Items
((
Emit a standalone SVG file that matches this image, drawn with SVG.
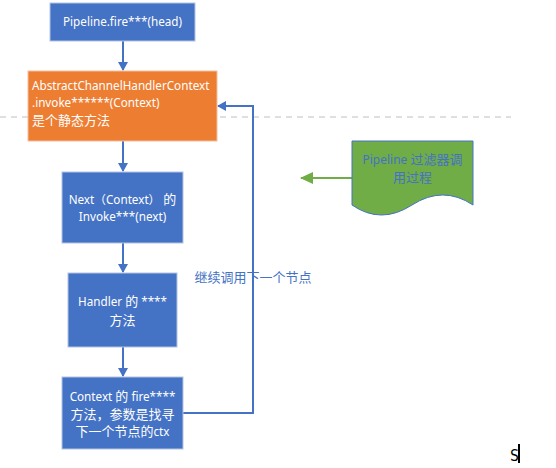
<svg xmlns="http://www.w3.org/2000/svg" width="556" height="468" viewBox="0 0 556 468">
<defs>
<style>
.box{fill:#4472C4;stroke:#B4C4E4;stroke-width:1}
.obox{fill:#ED7D31;stroke:#F2C0A0;stroke-width:1}
.t{font-family:"Noto Sans","Noto Sans CJK SC",sans-serif;font-size:11.7px;fill:#FFFFFF}
.c{text-anchor:middle}
.lbl{font-family:"Noto Sans","Noto Sans CJK SC",sans-serif;font-size:12px;fill:#4472C4}
.con{fill:none;stroke:#4472C4;stroke-width:2}
.k{font-size:13px}
</style>
<marker id="ab" markerWidth="10" markerHeight="10" refX="8" refY="5" orient="auto" markerUnits="userSpaceOnUse">
<path d="M0,0 L9,5 L0,10 Z" fill="#4472C4"/>
</marker>
<marker id="ag" markerWidth="14" markerHeight="12" refX="12" refY="6" orient="auto" markerUnits="userSpaceOnUse">
<path d="M0,0 L13,6 L0,12 Z" fill="#70AD47"/>
</marker>
</defs>
<rect width="556" height="468" fill="#FFFFFF"/>
<line x1="0" y1="117" x2="511" y2="117" stroke="#BFBFBF" stroke-width="1" stroke-dasharray="6,5"/>
<g id="connectors">
<line class="con" x1="123" y1="41" x2="123" y2="70" marker-end="url(#ab)"/>
<line class="con" x1="123" y1="141" x2="123" y2="171" marker-end="url(#ab)"/>
<line class="con" x1="123" y1="243" x2="123" y2="272" marker-end="url(#ab)"/>
<line class="con" x1="123" y1="347" x2="123" y2="376" marker-end="url(#ab)"/>
<polyline class="con" points="183,413 253,413 253,106 218,106" marker-end="url(#ab)"/>
<line x1="352" y1="178" x2="301" y2="178" stroke="#70AD47" stroke-width="2" marker-end="url(#ag)"/>
<text class="lbl k" x="253" y="282" text-anchor="middle">继续调用下一个节点</text>
</g>
<g id="n1">
<rect class="box" x="50" y="3" width="145" height="38"/>
<text class="t c" x="122.5" y="26">Pipeline.fire***(head)</text>
</g>
<g id="n2">
<rect class="obox" x="28" y="71" width="189" height="70"/>
<text class="t" x="32" y="90">AbstractChannelHandlerContext</text>
<text class="t" x="32" y="107">.invoke******(Context)</text>
<text class="t k" x="32" y="125">是个静态方法</text>
</g>
<g id="n3">
<rect class="box" x="62" y="172" width="121" height="71"/>
<text class="t c" x="122.5" y="204">Next（Context） <tspan class="k">的</tspan></text>
<text class="t c" x="122.5" y="221">Invoke***(next)</text>
</g>
<g id="n4">
<rect class="box" x="68" y="273" width="109" height="74"/>
<text class="t c" x="122.5" y="306">Handler <tspan class="k">的</tspan> ****</text>
<text class="t c k" x="122.5" y="325">方法</text>
</g>
<g id="n5">
<rect class="box" x="62" y="377" width="121" height="72"/>
<text class="t c" x="122.5" y="401">Context <tspan class="k">的</tspan> fire****</text>
<text class="t c k" x="122.5" y="419">方法，参数是找寻</text>
<text class="t c" x="122.5" y="436"><tspan class="k">下一个节点的</tspan>ctx</text>
</g>
<g id="n6">
<path d="M352,141 H473 V205 Q443,185 412,205 T352,205 Z" fill="#70AD47" stroke="#4472C4" stroke-width="1"/>
<text class="lbl c" x="412.5" y="164">Pipeline <tspan class="k">过滤器调</tspan></text>
<text class="lbl c k" x="412.5" y="182">用过程</text>
</g>
<text x="510" y="461" font-family="DejaVu Sans Mono, monospace" font-size="15" fill="#000000">S</text>
<rect x="518" y="444" width="2" height="19" fill="#000000"/>
</svg>
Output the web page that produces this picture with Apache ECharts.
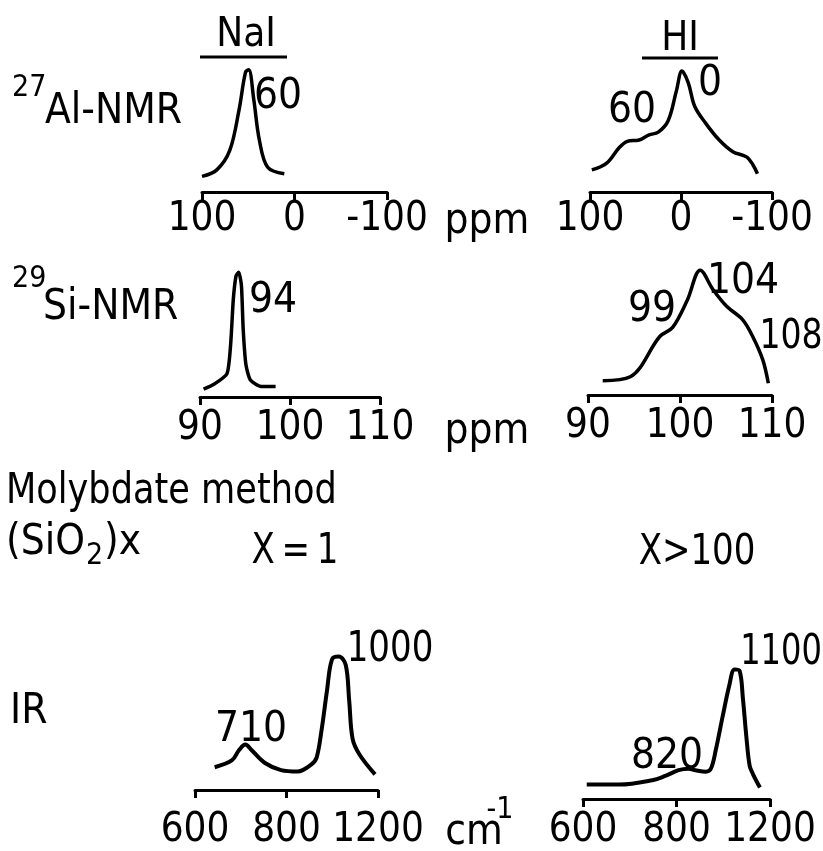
<!DOCTYPE html>
<html>
<head>
<meta charset="utf-8">
<script src="https://cdn.jsdelivr.net/npm/echarts@6/dist/echarts.min.js"></script>
<style>
  html, body { margin: 0; padding: 0; background: #fff; }
  #main { width: 823px; height: 851px; }
</style>
</head>
<body>
<div id="main"></div>
<script>
// tick labels
const alTicks = [100, 0, -100];
const siTicks = [90, 100, 110];
const irTicks = [600, 800, 1200];

// 27Al-NMR, NaI
const alNaIPpm = [100, 84, 70, 60, 53, 49.5, 44, 38, 29, 11];
const alNaIInt = [0.12, 0.17, 0.32, 0.63, 0.92, 0.94, 0.71, 0.40, 0.19, 0.14];
// 27Al-NMR, HI
const alHIPpm = [98, 82, 68, 59, 46, 35, 25, 14, 5, -1, -8, -15, -27, -42, -57, -72, -79, -84];
const alHIInt = [0.17, 0.22, 0.34, 0.39, 0.40, 0.44, 0.46, 0.55, 0.78, 0.93, 0.84, 0.66, 0.53, 0.40, 0.31, 0.27, 0.21, 0.14];

// 29Si-NMR, NaI
const siNaIPpm = [90.4, 91.6, 93.0, 93.4, 93.7, 94.0, 94.3, 94.6, 94.8, 95.1, 95.6, 96.8, 98.4];
const siNaIInt = [0.06, 0.10, 0.18, 0.40, 0.75, 0.93, 0.96, 0.86, 0.52, 0.25, 0.13, 0.08, 0.08];
// 29Si-NMR, HI
const siHIPpm = [91.6, 94.6, 97.8, 99.2, 100.8, 102.2, 103.6, 105.1, 106.8, 107.9, 109.0, 109.6];
const siHIInt = [0.11, 0.14, 0.45, 0.52, 0.73, 0.96, 0.81, 0.68, 0.58, 0.45, 0.27, 0.09];

// IR, NaI (cm-1)
const irNaIWn = [643, 681, 696, 710, 724, 753, 788, 849, 909, 932, 954, 977, 999, 1029, 1059, 1074, 1089, 1119, 1187];
const irNaIInt = [0.16, 0.21, 0.28, 0.32, 0.28, 0.19, 0.14, 0.13, 0.18, 0.23, 0.43, 0.70, 0.92, 0.94, 0.88, 0.63, 0.36, 0.25, 0.11];
// IR, HI
const irHIWn = [608, 678, 748, 776, 809, 852, 881, 925, 947, 968, 997, 1026, 1048, 1070, 1084, 1099, 1113, 1128, 1157];
const irHIInt = [0.10, 0.10, 0.13, 0.16, 0.20, 0.21, 0.20, 0.19, 0.21, 0.34, 0.57, 0.79, 0.90, 0.89, 0.70, 0.43, 0.23, 0.17, 0.08];

const FONT = '"DejaVu Sans Condensed", "Liberation Sans Narrow", sans-serif';

// the IR axis is drawn with 600-800 and 800-1200 taking the same width
function irPos(w) {
  return w <= irTicks[1]
    ? (w - irTicks[0]) / (irTicks[1] - irTicks[0])
    : 1 + (w - irTicks[1]) / (irTicks[2] - irTicks[1]);
}

function pairs(xs, ys, fx) {
  return xs.map((x, i) => [fx ? fx(x) : x, ys[i]]);
}

const myChart = echarts.init(document.getElementById('main'));

// grid boxes: bottom edge = the drawn axis line
const grids = [
  { left: 202, top: 62, width: 185, height: 130 },
  { left: 590, top: 62, width: 182, height: 130 },
  { left: 200, top: 267, width: 180, height: 130 },
  { left: 588, top: 265, width: 184, height: 130 },
  { left: 195, top: 648, width: 183, height: 150 },
  { left: 583, top: 655, width: 187, height: 150 }
];
const labelMargins = [28, 28, 32, 32, 41, 32];

function xAxisFor(i, kind) {
  const base = {
    gridIndex: i,
    type: 'value',
    splitLine: { show: false },
    axisLine: { lineStyle: { color: '#000', width: 3 } },
    axisTick: { show: true, length: 8, lineStyle: { color: '#000', width: 3 } },
    axisLabel: {
      color: '#000', fontFamily: FONT, fontSize: 40,
      verticalAlign: 'middle', margin: labelMargins[i],
      showMinLabel: true, showMaxLabel: true
    }
  };
  if (kind === 'al') {
    return Object.assign(base, { min: alTicks[2], max: alTicks[0], interval: 100, inverse: true });
  }
  if (kind === 'si') {
    return Object.assign(base, { min: siTicks[0], max: siTicks[2], interval: 10 });
  }
  base.min = 0; base.max = 2; base.interval = 1;
  base.axisLabel.formatter = v => String(irTicks[Math.round(v)]);
  return base;
}

const kinds = ['al', 'al', 'si', 'si', 'ir', 'ir'];
const seriesData = [
  pairs(alNaIPpm, alNaIInt),
  pairs(alHIPpm, alHIInt),
  pairs(siNaIPpm, siNaIInt),
  pairs(siHIPpm, siHIInt),
  pairs(irNaIWn, irNaIInt, irPos),
  pairs(irHIWn, irHIInt, irPos)
];

function txt(text, x, y, size, align, sx) {
  return {
    type: 'text', x: x, y: y, scaleX: sx || 1,
    style: {
      text: text, fill: '#000', fontFamily: FONT, fontSize: size,
      textAlign: align || 'center', textVerticalAlign: 'middle'
    }
  };
}
function bar(x1, x2, y) {
  return { type: 'line', shape: { x1: x1, y1: y, x2: x2, y2: y }, style: { stroke: '#000', lineWidth: 3 } };
}

myChart.setOption({
  backgroundColor: '#fff',
  animation: false,
  grid: grids,
  xAxis: kinds.map((k, i) => xAxisFor(i, k)),
  yAxis: grids.map((g, i) => ({ gridIndex: i, type: 'value', min: 0, max: 1, show: false })),
  series: seriesData.map((d, i) => ({
    type: 'line',
    xAxisIndex: i,
    yAxisIndex: i,
    data: d,
    smooth: i === 2 ? 0.2 : 0.35,
    showSymbol: false,
    lineStyle: { color: '#000', width: i >= 4 ? 4 : 3.5 }
  })),
  graphic: [
    txt('NaI', 246, 36, 40), bar(200, 287, 57),
    txt('HI', 680, 40, 40), bar(642, 718, 58),
    txt('27', 12, 88, 30, 'left'), txt('Al-NMR', 45, 112, 42, 'left'),
    txt('29', 12, 279, 30, 'left'), txt('Si-NMR', 43, 308, 42, 'left'),
    txt('60', 278, 97, 42),
    txt('60', 632, 111, 42), txt('0', 710, 84, 42),
    txt('94', 273, 301, 42),
    txt('99', 652, 310, 42), txt('104', 743, 282, 42), txt('108', 791, 338, 40, 'center', 0.92),
    txt('ppm', 487, 222, 42), txt('ppm', 487, 432, 42),
    txt('Molybdate method', 6, 492, 42, 'left', 0.93),
    txt('(SiO', 6, 543, 42, 'left'), txt('2', 86, 556, 30, 'left'), txt(')x', 104, 543, 42, 'left'),
    txt('X\u2009=\u20091', 295, 552, 42, 'center', 0.9), txt('X>100', 697, 553, 42, 'center', 0.9),
    txt('IR', 10, 712, 42, 'left'),
    txt('710', 251, 730, 42), txt('1000', 390, 650, 42, 'center', 0.9),
    txt('820', 667, 757, 42), txt('1100', 781, 653, 42, 'center', 0.85),
    txt('cm', 474, 833, 42), txt('-1', 500, 810, 30)
  ]
});
myChart.resize();
</script>
</body>
</html>
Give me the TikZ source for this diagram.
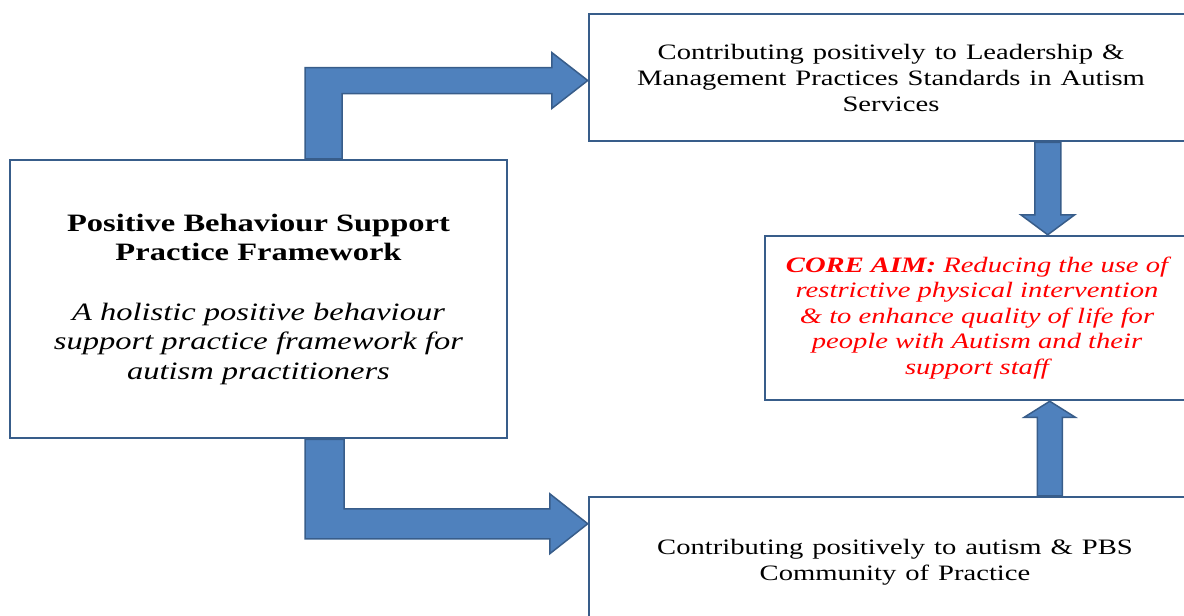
))
Look above for the line containing "Output the web", then write out every line from there down to the line containing "0.27, 0.21, 0.14];", that line included, with no pictures.

Output the web page that produces this picture with Apache ECharts.
<!DOCTYPE html>
<html>
<head>
<meta charset="utf-8">
<script src="https://cdn.jsdelivr.net/npm/echarts@6/dist/echarts.min.js"></script>
<style>
  html, body { margin: 0; padding: 0; background: #fff; }
  #main { width: 823px; height: 851px; }
</style>
</head>
<body>
<div id="main"></div>
<script>
// tick labels
const alTicks = [100, 0, -100];
const siTicks = [90, 100, 110];
const irTicks = [600, 800, 1200];

// 27Al-NMR, NaI
const alNaIPpm = [100, 84, 70, 60, 53, 49.5, 44, 38, 29, 11];
const alNaIInt = [0.12, 0.17, 0.32, 0.63, 0.92, 0.94, 0.71, 0.40, 0.19, 0.14];
// 27Al-NMR, HI
const alHIPpm = [98, 82, 68, 59, 46, 35, 25, 14, 5, -1, -8, -15, -27, -42, -57, -72, -79, -84];
const alHIInt = [0.17, 0.22, 0.34, 0.39, 0.40, 0.44, 0.46, 0.55, 0.78, 0.93, 0.84, 0.66, 0.53, 0.40, 0.31, 0.27, 0.21, 0.14];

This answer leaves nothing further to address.